Agacior - nie wiem jak Twoja, ale moja 45 nie zawiera parsolu. Aż żem sprawdziła. Jeżeli miałaś na całej twarzy filtr, a tylko nos Ci się opalił - obstawiam, że jednak się starł (a może nierównomiernie nałożyłaś?). To fakt - jest mniej trwały od Avene. Avene zostawię sobie właśnie na ekstremalne wycieczki rowerowe, bo, szczerze mówiąc, mam dość tego bielenia. Uwielbiam jasną cerę, ale bez przesady. Zwłaszcza że filtrowa biel jest sina, a ja jestem ciepły typ kolorystyczny.

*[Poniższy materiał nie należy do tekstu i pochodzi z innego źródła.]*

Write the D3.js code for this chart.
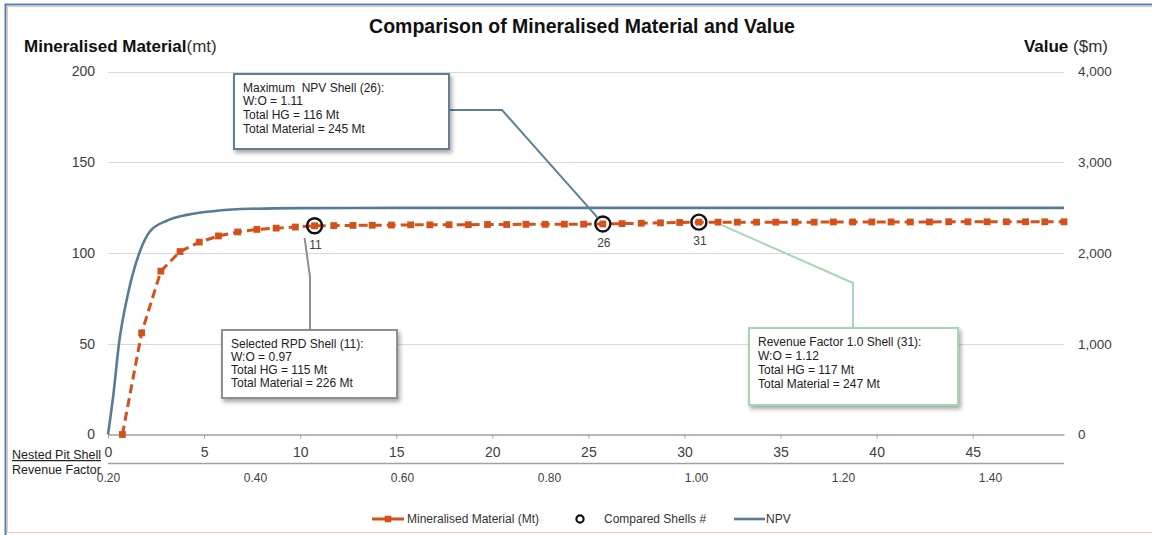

Dottie - zachowanie filtra w okolicach brwi jest świetnym miernikiem. Nie będę ryzykować z tą 60, myślę, że pobieliłaby mnie avenopodobnie. Ja pakuję 2, a jak się da - nawet 3 pełne dociśnięcia (moja ukwaszona twarz bez problemu sobie z tym radzi - odpowiadając na Twoje pytanie: kwasy zwiększają tzw. wchłanialność); mam nadzieję, że taki zapas wystarczy mi na całodzienne ścieranie. Będę zdawać relację.